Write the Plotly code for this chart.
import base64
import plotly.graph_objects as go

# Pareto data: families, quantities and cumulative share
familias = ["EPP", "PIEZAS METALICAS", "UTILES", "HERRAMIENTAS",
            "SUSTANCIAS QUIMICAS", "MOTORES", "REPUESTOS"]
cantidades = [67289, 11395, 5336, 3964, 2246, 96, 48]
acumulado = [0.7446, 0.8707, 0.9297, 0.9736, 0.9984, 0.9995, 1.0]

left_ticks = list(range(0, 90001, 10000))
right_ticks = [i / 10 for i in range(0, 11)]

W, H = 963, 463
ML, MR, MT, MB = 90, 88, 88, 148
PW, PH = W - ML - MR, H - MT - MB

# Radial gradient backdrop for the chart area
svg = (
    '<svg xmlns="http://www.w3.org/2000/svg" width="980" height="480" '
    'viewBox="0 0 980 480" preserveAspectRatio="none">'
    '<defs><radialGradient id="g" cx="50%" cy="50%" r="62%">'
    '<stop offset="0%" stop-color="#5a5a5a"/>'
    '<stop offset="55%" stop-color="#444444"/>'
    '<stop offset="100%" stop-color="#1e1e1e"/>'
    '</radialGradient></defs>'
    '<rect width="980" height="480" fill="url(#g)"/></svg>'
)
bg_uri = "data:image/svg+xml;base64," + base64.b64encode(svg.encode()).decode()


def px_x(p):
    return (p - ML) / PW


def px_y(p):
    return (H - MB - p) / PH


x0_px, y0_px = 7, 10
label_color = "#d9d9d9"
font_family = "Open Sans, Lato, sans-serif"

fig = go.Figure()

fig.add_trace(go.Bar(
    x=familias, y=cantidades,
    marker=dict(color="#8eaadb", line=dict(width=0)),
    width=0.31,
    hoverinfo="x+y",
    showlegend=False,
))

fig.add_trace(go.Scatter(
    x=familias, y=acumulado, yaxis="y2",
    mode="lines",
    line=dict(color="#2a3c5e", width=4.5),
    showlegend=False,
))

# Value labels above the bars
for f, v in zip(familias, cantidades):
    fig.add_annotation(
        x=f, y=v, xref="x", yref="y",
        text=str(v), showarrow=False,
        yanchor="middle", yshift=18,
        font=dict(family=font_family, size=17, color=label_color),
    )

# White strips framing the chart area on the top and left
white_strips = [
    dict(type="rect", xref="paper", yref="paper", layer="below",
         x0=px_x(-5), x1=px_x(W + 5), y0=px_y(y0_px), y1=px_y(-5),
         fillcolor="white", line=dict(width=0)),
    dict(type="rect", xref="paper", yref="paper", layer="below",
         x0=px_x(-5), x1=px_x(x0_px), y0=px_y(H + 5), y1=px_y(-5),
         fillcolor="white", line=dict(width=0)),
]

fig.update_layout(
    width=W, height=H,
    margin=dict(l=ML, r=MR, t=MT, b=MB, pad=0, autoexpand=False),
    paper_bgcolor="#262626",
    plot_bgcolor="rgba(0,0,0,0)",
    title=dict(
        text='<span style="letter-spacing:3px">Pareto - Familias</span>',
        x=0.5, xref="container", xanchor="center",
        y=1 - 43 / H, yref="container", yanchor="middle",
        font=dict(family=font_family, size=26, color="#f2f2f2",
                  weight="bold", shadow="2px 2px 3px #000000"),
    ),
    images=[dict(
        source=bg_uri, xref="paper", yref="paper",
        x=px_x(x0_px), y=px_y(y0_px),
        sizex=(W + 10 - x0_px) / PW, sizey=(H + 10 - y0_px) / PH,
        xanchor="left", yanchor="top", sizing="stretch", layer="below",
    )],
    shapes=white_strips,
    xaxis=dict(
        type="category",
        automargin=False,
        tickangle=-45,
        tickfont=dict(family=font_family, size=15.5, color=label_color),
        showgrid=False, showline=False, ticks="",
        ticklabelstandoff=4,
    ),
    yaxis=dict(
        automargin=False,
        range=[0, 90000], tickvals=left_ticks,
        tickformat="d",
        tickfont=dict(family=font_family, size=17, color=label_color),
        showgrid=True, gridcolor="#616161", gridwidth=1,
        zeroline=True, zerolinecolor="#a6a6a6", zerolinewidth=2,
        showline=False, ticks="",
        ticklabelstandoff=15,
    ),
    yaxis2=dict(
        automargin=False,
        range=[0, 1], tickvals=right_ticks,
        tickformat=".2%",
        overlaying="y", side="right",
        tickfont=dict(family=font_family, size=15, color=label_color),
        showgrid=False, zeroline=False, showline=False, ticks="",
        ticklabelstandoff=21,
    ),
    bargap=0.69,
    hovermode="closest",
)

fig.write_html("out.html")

▶ [REQUIREMENT]: Repeat every line of the material exactly as given.

▶ [SOLUTION TO THIS PROBLEM]:
Write the Plotly code for this chart.
import base64
import plotly.graph_objects as go

# Pareto data: families, quantities and cumulative share
familias = ["EPP", "PIEZAS METALICAS", "UTILES", "HERRAMIENTAS",
            "SUSTANCIAS QUIMICAS", "MOTORES", "REPUESTOS"]
cantidades = [67289, 11395, 5336, 3964, 2246, 96, 48]
acumulado = [0.7446, 0.8707, 0.9297, 0.9736, 0.9984, 0.9995, 1.0]

left_ticks = list(range(0, 90001, 10000))
right_ticks = [i / 10 for i in range(0, 11)]

W, H = 963, 463
ML, MR, MT, MB = 90, 88, 88, 148
PW, PH = W - ML - MR, H - MT - MB

# Radial gradient backdrop for the chart area
svg = (
    '<svg xmlns="http://www.w3.org/2000/svg" width="980" height="480" '
    'viewBox="0 0 980 480" preserveAspectRatio="none">'
    '<defs><radialGradient id="g" cx="50%" cy="50%" r="62%">'
    '<stop offset="0%" stop-color="#5a5a5a"/>'
    '<stop offset="55%" stop-color="#444444"/>'
    '<stop offset="100%" stop-color="#1e1e1e"/>'
    '</radialGradient></defs>'
    '<rect width="980" height="480" fill="url(#g)"/></svg>'
)
bg_uri = "data:image/svg+xml;base64," + base64.b64encode(svg.encode()).decode()


def px_x(p):
    return (p - ML) / PW


def px_y(p):
    return (H - MB - p) / PH


x0_px, y0_px = 7, 10
label_color = "#d9d9d9"
font_family = "Open Sans, Lato, sans-serif"

fig = go.Figure()

fig.add_trace(go.Bar(
    x=familias, y=cantidades,
    marker=dict(color="#8eaadb", line=dict(width=0)),
    width=0.31,
    hoverinfo="x+y",
    showlegend=False,
))

fig.add_trace(go.Scatter(
    x=familias, y=acumulado, yaxis="y2",
    mode="lines",
    line=dict(color="#2a3c5e", width=4.5),
    showlegend=False,
))

# Value labels above the bars
for f, v in zip(familias, cantidades):
    fig.add_annotation(
        x=f, y=v, xref="x", yref="y",
        text=str(v), showarrow=False,
        yanchor="middle", yshift=18,
        font=dict(family=font_family, size=17, color=label_color),
    )

# White strips framing the chart area on the top and left
white_strips = [
    dict(type="rect", xref="paper", yref="paper", layer="below",
         x0=px_x(-5), x1=px_x(W + 5), y0=px_y(y0_px), y1=px_y(-5),
         fillcolor="white", line=dict(width=0)),
    dict(type="rect", xref="paper", yref="paper", layer="below",
         x0=px_x(-5), x1=px_x(x0_px), y0=px_y(H + 5), y1=px_y(-5),
         fillcolor="white", line=dict(width=0)),
]

fig.update_layout(
    width=W, height=H,
    margin=dict(l=ML, r=MR, t=MT, b=MB, pad=0, autoexpand=False),
    paper_bgcolor="#262626",
    plot_bgcolor="rgba(0,0,0,0)",
    title=dict(
        text='<span style="letter-spacing:3px">Pareto - Familias</span>',
        x=0.5, xref="container", xanchor="center",
        y=1 - 43 / H, yref="container", yanchor="middle",
        font=dict(family=font_family, size=26, color="#f2f2f2",
                  weight="bold", shadow="2px 2px 3px #000000"),
    ),
    images=[dict(
        source=bg_uri, xref="paper", yref="paper",
        x=px_x(x0_px), y=px_y(y0_px),
        sizex=(W + 10 - x0_px) / PW, sizey=(H + 10 - y0_px) / PH,
        xanchor="left", yanchor="top", sizing="stretch", layer="below",
    )],
    shapes=white_strips,
    xaxis=dict(
        type="category",
        automargin=False,
        tickangle=-45,
        tickfont=dict(family=font_family, size=15.5, color=label_color),
        showgrid=False, showline=False, ticks="",
        ticklabelstandoff=4,
    ),
    yaxis=dict(
        automargin=False,
        range=[0, 90000], tickvals=left_ticks,
        tickformat="d",
        tickfont=dict(family=font_family, size=17, color=label_color),
        showgrid=True, gridcolor="#616161", gridwidth=1,
        zeroline=True, zerolinecolor="#a6a6a6", zerolinewidth=2,
        showline=False, ticks="",
        ticklabelstandoff=15,
    ),
    yaxis2=dict(
        automargin=False,
        range=[0, 1], tickvals=right_ticks,
        tickformat=".2%",
        overlaying="y", side="right",
        tickfont=dict(family=font_family, size=15, color=label_color),
        showgrid=False, zeroline=False, showline=False, ticks="",
        ticklabelstandoff=21,
    ),
    bargap=0.69,
    hovermode="closest",
)

fig.write_html("out.html")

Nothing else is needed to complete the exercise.